Noting that the massive refugee emergency that began one year ago in Rakhine State, Myanmar, has become "one of the world's worst humanitarian and human rights crises", the UN chief said that "the response to the crisis must be a global one".

UN appeals for international action on Rohingya crisis

Speaking at a Security Council meeting to mark one year of the refugee exodus from Myanmar, Guterres said that "much more must be done to alleviate the very real risks to life from current and impending monsoons".

The secretary-general expressed his gratitude to World Bank President Jim Yong Kim for mobilizing almost half a billion dollars in grant-based support for Rohingya refugees and host communities.

"The grant-based assistance approved by the Asian Development Bank is also crucial in meeting medium-term needs and providing assistance toward lifesaving priorities," he said.

Noting that "conditions are not yet met for the safe, voluntary, dignified and sustainable return of Rohingya refugees to their places of origin or choice", the UN chief said that he wants members of the Security Council to join him in urging the Myanmar authorities to cooperate with the UN, and to ensure immediate, unimpeded and effective access for its agencies and partners.

"Access is critical to meet the enormous needs, and to allay the fears of refugees who would like to return home," he said.
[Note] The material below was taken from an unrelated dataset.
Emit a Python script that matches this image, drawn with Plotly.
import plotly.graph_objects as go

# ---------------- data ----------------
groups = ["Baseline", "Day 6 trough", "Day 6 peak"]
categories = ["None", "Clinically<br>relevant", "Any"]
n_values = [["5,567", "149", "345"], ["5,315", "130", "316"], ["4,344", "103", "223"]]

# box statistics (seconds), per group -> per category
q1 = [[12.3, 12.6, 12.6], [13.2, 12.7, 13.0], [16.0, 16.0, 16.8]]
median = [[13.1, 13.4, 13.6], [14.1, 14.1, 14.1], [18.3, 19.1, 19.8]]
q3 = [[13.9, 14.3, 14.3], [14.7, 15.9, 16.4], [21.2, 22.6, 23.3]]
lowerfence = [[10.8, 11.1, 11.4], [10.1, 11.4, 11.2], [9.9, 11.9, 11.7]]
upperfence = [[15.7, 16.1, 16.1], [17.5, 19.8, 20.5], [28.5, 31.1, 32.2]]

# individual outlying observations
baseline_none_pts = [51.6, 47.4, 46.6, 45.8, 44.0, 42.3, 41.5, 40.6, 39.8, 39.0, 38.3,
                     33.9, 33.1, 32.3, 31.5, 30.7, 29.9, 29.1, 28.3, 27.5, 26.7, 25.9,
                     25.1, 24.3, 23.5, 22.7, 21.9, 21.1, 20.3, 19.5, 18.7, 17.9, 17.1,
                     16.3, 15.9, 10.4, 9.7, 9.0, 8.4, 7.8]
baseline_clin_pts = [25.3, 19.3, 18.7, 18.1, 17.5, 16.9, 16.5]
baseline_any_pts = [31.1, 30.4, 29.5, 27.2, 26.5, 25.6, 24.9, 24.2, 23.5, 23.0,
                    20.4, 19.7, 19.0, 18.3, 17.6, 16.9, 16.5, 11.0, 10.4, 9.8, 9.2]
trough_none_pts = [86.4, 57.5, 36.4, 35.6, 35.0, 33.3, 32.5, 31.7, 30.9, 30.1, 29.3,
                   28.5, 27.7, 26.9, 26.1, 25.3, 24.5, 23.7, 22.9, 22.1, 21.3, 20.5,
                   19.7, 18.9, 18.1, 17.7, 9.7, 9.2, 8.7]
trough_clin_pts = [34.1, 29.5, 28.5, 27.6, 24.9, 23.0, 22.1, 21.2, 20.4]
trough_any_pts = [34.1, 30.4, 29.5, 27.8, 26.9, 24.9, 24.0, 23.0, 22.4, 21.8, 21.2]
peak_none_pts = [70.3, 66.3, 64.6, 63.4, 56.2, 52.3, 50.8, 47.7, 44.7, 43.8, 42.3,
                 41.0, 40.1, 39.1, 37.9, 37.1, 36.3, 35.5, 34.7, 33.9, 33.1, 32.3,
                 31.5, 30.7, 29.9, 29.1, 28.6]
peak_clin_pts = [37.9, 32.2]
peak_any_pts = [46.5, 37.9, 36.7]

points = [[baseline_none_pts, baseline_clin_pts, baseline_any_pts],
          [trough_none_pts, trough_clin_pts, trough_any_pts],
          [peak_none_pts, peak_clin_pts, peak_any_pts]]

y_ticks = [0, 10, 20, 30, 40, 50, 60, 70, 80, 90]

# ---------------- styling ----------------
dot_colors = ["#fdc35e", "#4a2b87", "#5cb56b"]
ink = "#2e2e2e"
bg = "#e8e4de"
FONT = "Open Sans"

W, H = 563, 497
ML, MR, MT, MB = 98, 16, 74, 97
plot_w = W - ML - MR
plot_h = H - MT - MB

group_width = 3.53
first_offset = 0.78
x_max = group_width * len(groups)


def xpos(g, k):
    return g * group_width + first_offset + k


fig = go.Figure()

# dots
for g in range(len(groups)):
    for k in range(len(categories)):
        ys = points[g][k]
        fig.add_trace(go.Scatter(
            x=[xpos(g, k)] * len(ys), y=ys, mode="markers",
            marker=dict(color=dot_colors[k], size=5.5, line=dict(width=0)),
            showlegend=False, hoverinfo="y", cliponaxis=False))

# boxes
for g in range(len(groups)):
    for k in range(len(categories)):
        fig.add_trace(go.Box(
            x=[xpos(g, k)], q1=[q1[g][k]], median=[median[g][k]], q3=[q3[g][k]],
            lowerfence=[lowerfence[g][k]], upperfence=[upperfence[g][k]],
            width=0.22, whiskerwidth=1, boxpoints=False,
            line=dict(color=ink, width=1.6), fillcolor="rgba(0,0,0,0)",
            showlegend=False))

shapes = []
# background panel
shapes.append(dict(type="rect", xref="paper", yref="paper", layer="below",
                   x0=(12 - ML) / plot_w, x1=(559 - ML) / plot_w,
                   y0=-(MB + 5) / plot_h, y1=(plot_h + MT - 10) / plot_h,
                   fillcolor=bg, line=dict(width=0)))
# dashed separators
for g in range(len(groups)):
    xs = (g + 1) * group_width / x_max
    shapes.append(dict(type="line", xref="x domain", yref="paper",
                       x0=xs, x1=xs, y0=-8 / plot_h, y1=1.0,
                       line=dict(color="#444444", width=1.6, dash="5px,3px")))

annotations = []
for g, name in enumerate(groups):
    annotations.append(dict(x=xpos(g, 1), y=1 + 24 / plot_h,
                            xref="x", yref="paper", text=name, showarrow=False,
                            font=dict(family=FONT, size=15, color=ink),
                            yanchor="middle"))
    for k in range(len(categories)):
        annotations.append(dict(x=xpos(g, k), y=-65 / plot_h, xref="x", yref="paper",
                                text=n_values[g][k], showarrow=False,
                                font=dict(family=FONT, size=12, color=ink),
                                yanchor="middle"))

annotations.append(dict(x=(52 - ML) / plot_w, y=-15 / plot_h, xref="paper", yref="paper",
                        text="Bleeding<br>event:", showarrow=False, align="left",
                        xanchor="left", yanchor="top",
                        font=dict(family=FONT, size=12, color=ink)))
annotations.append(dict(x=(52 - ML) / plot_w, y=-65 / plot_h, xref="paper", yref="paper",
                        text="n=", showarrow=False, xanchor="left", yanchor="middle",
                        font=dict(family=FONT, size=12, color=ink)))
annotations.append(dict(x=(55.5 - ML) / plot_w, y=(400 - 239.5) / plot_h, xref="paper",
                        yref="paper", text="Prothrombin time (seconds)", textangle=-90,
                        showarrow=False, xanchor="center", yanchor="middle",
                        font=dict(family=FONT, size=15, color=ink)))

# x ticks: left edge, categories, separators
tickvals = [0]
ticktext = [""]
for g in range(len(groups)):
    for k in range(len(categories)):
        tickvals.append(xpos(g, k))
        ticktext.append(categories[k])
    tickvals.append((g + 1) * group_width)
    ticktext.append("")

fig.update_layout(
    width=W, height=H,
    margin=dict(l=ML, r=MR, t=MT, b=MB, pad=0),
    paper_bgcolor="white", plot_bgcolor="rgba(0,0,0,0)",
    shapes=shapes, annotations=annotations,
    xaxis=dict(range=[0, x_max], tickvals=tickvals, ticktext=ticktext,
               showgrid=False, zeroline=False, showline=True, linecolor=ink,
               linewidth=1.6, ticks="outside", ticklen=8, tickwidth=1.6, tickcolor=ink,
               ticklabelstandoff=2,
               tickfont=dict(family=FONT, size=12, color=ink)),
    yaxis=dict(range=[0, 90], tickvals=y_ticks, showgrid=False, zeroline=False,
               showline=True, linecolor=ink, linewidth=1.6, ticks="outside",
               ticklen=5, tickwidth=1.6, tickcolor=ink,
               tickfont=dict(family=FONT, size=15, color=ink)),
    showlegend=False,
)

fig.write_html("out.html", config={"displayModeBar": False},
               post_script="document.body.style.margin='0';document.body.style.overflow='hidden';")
Meanwhile, Cate Blanchett, a goodwill ambassador of the UN refugee agency (UNHCR), on Tuesday asked for efforts to help Rohingya refugees.

"The focus of all our efforts must be to provide much-needed support inside Bangladesh while working to ensure conditions in Myanmar are conducive to return," the Oscar-winning Australian actress told the UN Security Council.

"The many refugees that I spoke with consider Myanmar their home but they have real, deep fears about returning there," she said.

Blanchett visited Rohingya refugees in Bangladesh in March. "Nothing could have prepared me for the extent and depth of the suffering I saw," she said of the trip.

Citizenship

The denial of their rights to move, their right to marry, their right to work, their right to healthcare and education renders them among the most vulnerable people on the planet, she said. "Refugees move back home when it is safe and secure to do so. The Rohingya cannot return to the very conditions they were forced to flee."

Currently, about 900,000 Rohingya refugees are living in makeshift shelters in Bangladesh, 700,000 of them have fled Myanmar during the past 12 months.

Blanchett stressed the importance of citizenship for the Rohingya refugees.

"A clear pathway to full citizenship is essential. This is not a luxury. This is not a privilege. This is a basic right that all of us here enjoy. A right that the Rohingya do not have."